In a 43-page detailed order, it, however, ruled that those who obtain basic degree through an Open University system without basic qualification of class 12 certificate or equivalent from a Board authorised to confer such certificates were not eligible for admission to the three-year law course. Quoting the Legal Education Rules, the court said the language and tenor of Rules 5(a) and 5(b) read with the first proviso and the explanation makes it amply clear that pursuing a regular course was mandatory only for the immediately previous qualifying certificate or the degree.

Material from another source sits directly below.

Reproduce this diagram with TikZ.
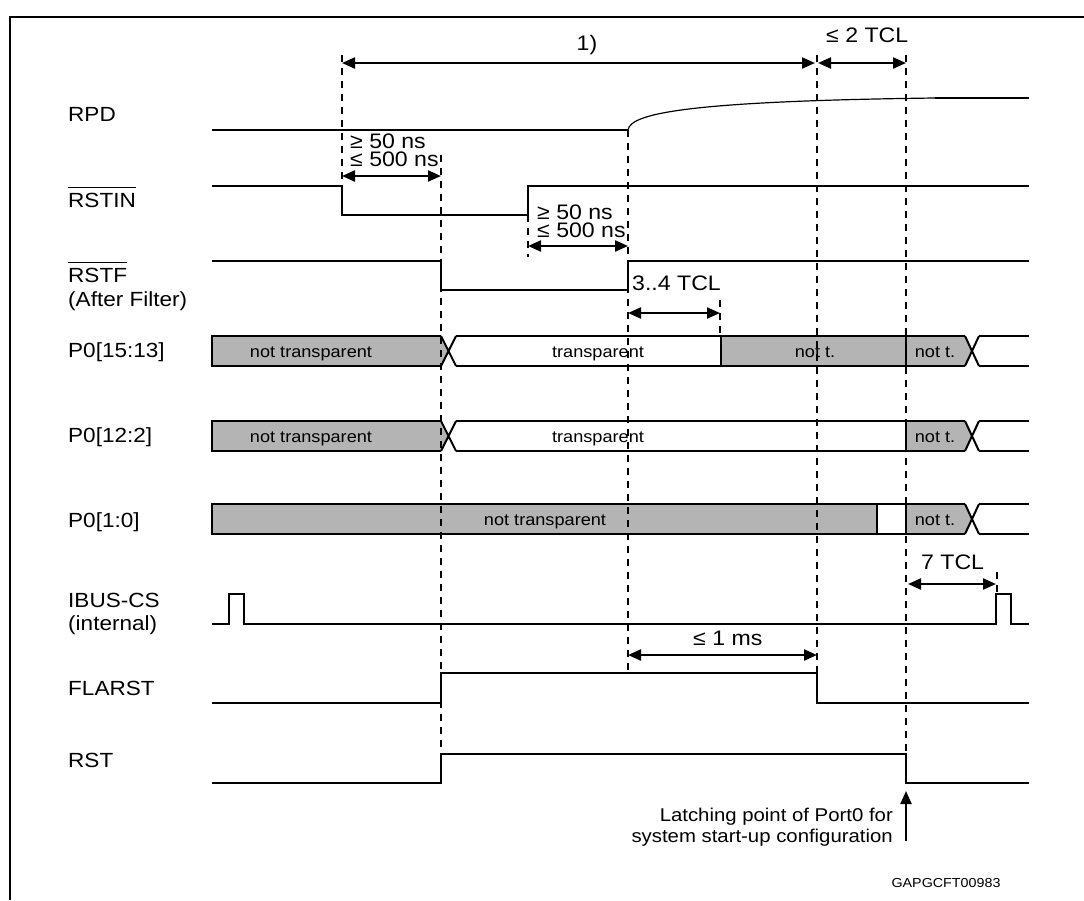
\documentclass[tikz,border=0pt]{standalone}
\usepackage{fontspec}
\setmainfont{Liberation Sans}[FakeStretch=1.1]
\usetikzlibrary{arrows.meta}
\definecolor{busgrey}{HTML}{B4B4B4}
\begin{document}
\begin{tikzpicture}[x=1pt,y=-1pt,
  sig/.style={line width=2pt},
  guide/.style={line width=1.8pt, dash pattern=on 7pt off 6pt},
  meas/.style={line width=2.2pt, {Triangle[length=13pt,width=11pt]}-{Triangle[length=13pt,width=11pt]}},
  uparrow/.style={line width=2.2pt, -{Triangle[length=13pt,width=11pt]}},
  lbl/.style={font=\fontsize{20.5}{24}\selectfont, anchor=base west, inner sep=0pt},
  ann/.style={font=\fontsize{21}{24}\selectfont, anchor=base west, inner sep=0pt},
  twoline/.style={font=\fontsize{21}{18}\selectfont, align=left, anchor=base west, inner sep=0pt},
  note/.style={font=\fontsize{18.5}{21}\selectfont, anchor=base east, inner sep=0pt},
  code/.style={font=\fontsize{13}{15}\selectfont, anchor=base, inner sep=0pt},
  bustxt/.style={font=\fontsize{16.5}{18}\selectfont, anchor=base, inner sep=0pt},
  ovl/.style={line width=1.6pt}]
\useasboundingbox (0,0) rectangle (1084,900);
% frame
\draw[line width=2pt] (10,900) -- (10,17) -- (1084,17);

% ---------- signal labels
\node[lbl] (lrpd) at (68,121) {RPD};
\node[lbl] (lrstin) at (68,207) {RSTIN};
\draw[ovl] ([yshift=5pt]lrstin.north west) -- ([yshift=5pt]lrstin.north east);
\node[lbl] (lrstf) at (68,282) {RSTF};
\draw[ovl] ([yshift=5pt]lrstf.north west) -- ([yshift=5pt]lrstf.north east);
\node[lbl] (lafter) at (68,306) {(After Filter)};
\node[lbl] (lp1) at (68,357) {P0[15:13]};
\node[lbl] (lp2) at (68,442) {P0[12:2]};
\node[lbl] (lp3) at (68,527) {P0[1:0]};
\node[lbl] (libus) at (68,607) {IBUS-CS};
\node[lbl] (lint) at (68,630) {(internal)};
\node[lbl] (lfla) at (68,695) {FLARST};
\node[lbl] (lrst) at (68,767) {RST};

% ---------- bus rows
% row 1: P0[15:13]
\begin{scope}[shift={(0,336)}]
  \fill[busgrey] (212,0) -- (441,0) -- (448.5,15) -- (441,30) -- (212,30) -- cycle;
  \fill[busgrey] (721,0) rectangle (906,30);
  \fill[busgrey] (906,0) -- (965,0) -- (972,15) -- (965,30) -- (906,30) -- cycle;
  \draw[sig] (441,0) -- (212,0) -- (212,30) -- (441,30);
  \draw[sig] (441,0) -- (456,30) (441,30) -- (456,0);
  \draw[sig] (456,0) -- (965,0) (456,30) -- (965,30);
  \draw[sig] (721,0) -- (721,30) (906,0) -- (906,30);
  \draw[sig] (965,0) -- (979,30) (965,30) -- (979,0);
  \draw[sig] (979,0) -- (1029,0) (979,30) -- (1029,30);
  \node[bustxt] (t1a) at (311,21) {not transparent};
  \node[bustxt] (t1b) at (598,21) {transparent};
  \node[bustxt] (t1c) at (815,21) {not t.};
  \node[bustxt] (t1d) at (935,21) {not t.};
\end{scope}
% row 2: P0[12:2]
\begin{scope}[shift={(0,421)}]
  \fill[busgrey] (212,0) -- (441,0) -- (448.5,15) -- (441,30) -- (212,30) -- cycle;
  \fill[busgrey] (906,0) -- (965,0) -- (972,15) -- (965,30) -- (906,30) -- cycle;
  \draw[sig] (441,0) -- (212,0) -- (212,30) -- (441,30);
  \draw[sig] (441,0) -- (456,30) (441,30) -- (456,0);
  \draw[sig] (456,0) -- (965,0) (456,30) -- (965,30);
  \draw[sig] (906,0) -- (906,30);
  \draw[sig] (965,0) -- (979,30) (965,30) -- (979,0);
  \draw[sig] (979,0) -- (1029,0) (979,30) -- (1029,30);
  \node[bustxt] (t2a) at (311,21) {not transparent};
  \node[bustxt] (t2b) at (598,21) {transparent};
  \node[bustxt] (t2d) at (935,21) {not t.};
\end{scope}
% row 3: P0[1:0]
\begin{scope}[shift={(0,504)}]
  \fill[busgrey] (212,0) rectangle (877,30);
  \fill[busgrey] (906,0) -- (965,0) -- (972,15) -- (965,30) -- (906,30) -- cycle;
  \draw[sig] (965,0) -- (212,0) -- (212,30) -- (965,30);
  \draw[sig] (877,0) -- (877,30) (906,0) -- (906,30);
  \draw[sig] (965,0) -- (979,30) (965,30) -- (979,0);
  \draw[sig] (979,0) -- (1029,0) (979,30) -- (1029,30);
  \node[bustxt] (t3a) at (545,21) {not transparent};
  \node[bustxt] (t3d) at (935,21) {not t.};
\end{scope}

% ---------- guides
\draw[guide] (342,55) -- (342,184);
\draw[guide] (441,155) -- (441,752);
\draw[guide] (528,215) -- (528,257);
\draw[guide] (628,130) -- (628,671);
\draw[guide] (720,300) -- (720,336);
\draw[guide] (817,55) -- (817,673);
\draw[guide] (906,55) -- (906,754);
\draw[guide] (997,572) -- (997,594);

% ---------- signals
\draw[sig] (212,130) -- (628,130);
\draw[line width=1.2pt] (628,130) .. controls (630,112) and (700,101) .. (935,98);
\draw[sig] (935,98) -- (1029,98);
\draw[sig] (212,186) -- (342,186) -- (342,215) -- (528,215) -- (528,186) -- (1029,186);
\draw[sig] (212,261) -- (441,261) -- (441,290) -- (628,290) -- (628,261) -- (1029,261);
\draw[sig] (212,624) -- (229,624) -- (229,594) -- (244,594) -- (244,624) -- (996,624) -- (996,594) -- (1011,594) -- (1011,624) -- (1029,624);
\draw[sig] (212,703) -- (441,703) -- (441,673) -- (817,673) -- (817,703) -- (1029,703);
\draw[sig] (212,783) -- (441,783) -- (441,754) -- (906,754) -- (906,783) -- (1029,783);

% ---------- measurements
\coordinate (m1a) at (342,63); \coordinate (m1b) at (815,63);
\coordinate (m2a) at (818,63); \coordinate (m2b) at (906,63);
\coordinate (m3a) at (342,176); \coordinate (m3b) at (441,176);
\coordinate (m4a) at (528,246); \coordinate (m4b) at (628,246);
\coordinate (m5a) at (628,313); \coordinate (m5b) at (720,313);
\coordinate (m6a) at (908,584); \coordinate (m6b) at (996,584);
\coordinate (m7a) at (628,655); \coordinate (m7b) at (817,655);
\coordinate (latS) at (906,841); \coordinate (latE) at (906,791);
\draw[meas] (m1a) -- (m1b);
\draw[meas] (m2a) -- (m2b);
\draw[meas] (m3a) -- (m3b);
\draw[meas] (m4a) -- (m4b);
\draw[meas] (m5a) -- (m5b);
\draw[meas] (m6a) -- (m6b);
\draw[meas] (m7a) -- (m7b);
\draw[uparrow] (latS) -- (latE);

\node[ann, anchor=base] (a1) at (587,50) {1)};
\node[ann] (a2) at (826,42) {≤ 2 TCL};
\node[twoline] (a3) at (350,166) {≥ 50 ns\\≤ 500 ns};
\node[twoline] (a5) at (537,237) {≥ 50 ns\\≤ 500 ns};
\node[ann] (a7) at (632,290) {3..4 TCL};
\node[ann] (a8) at (921,569) {7 TCL};
\node[ann] (a9) at (693,645) {≤ 1 ms};
\node[note] (n1) at (893,821) {Latching point of Port0 for};
\node[note] (n2) at (893,842) {system start-up configuration};
\node[code] (c1) at (946,887) {GAPGCFT00983};
\end{tikzpicture}
\end{document}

The Full Bench refused to accept an earlier decision of a division bench of the high court that a candidate, who obtained the class 10 and class 12 certificate without prosecuting a regular course, would be ineligible for admission to the three-year LLB course. It noted there was a difference between open universities and other universities or boards and in that some of these open universities enable candidates, who do not have the basic qualifications, to obtain higher qualifications straightaway.
In open universities, it may be possible for a candidate to obtain a post graduate degree or a three-year LLB degree without being a graduate or to obtain a graduate degree without having the class 12 certificate, the bench said. It said the Bar Council of India, in its wisdom, framed the Legal Education Rules making a graduate degree through a regular course from a university, whose degree in law is recognised by it (Bar council) a mandatory eligibility criteria.
The bench further said had it been the intention of the BCI that for admission to the LLB course a candidate would be required to obtain all the previous requisite degrees and certificates such as the class 10 and 12 certificates through a regular course, the rules would have specifically provided so. The court said a recognised university or a recognised board issued a certificate, it was not for any other authority to question the certificate on the ground of ineligibility to obtain it until and unless the certificate was cancelled by an appropriate authority and/or by a court of law.
To hold otherwise would be to open the Pandora’s Box, for years later certificates might be questioned on grounds such as inadequate attendance, failure to clear internal test examinations. “Once a degree is found to be authentic, it is not for e Bar Council to go behind the degree and enquire into the eligibility of the candidates to take admission…,” the bench added.
The court directed that all applications for enrolment be dealt with expeditiously and not exceeding three months barring exceptional circumstances where the genuineness of a degree in itself was in doubt.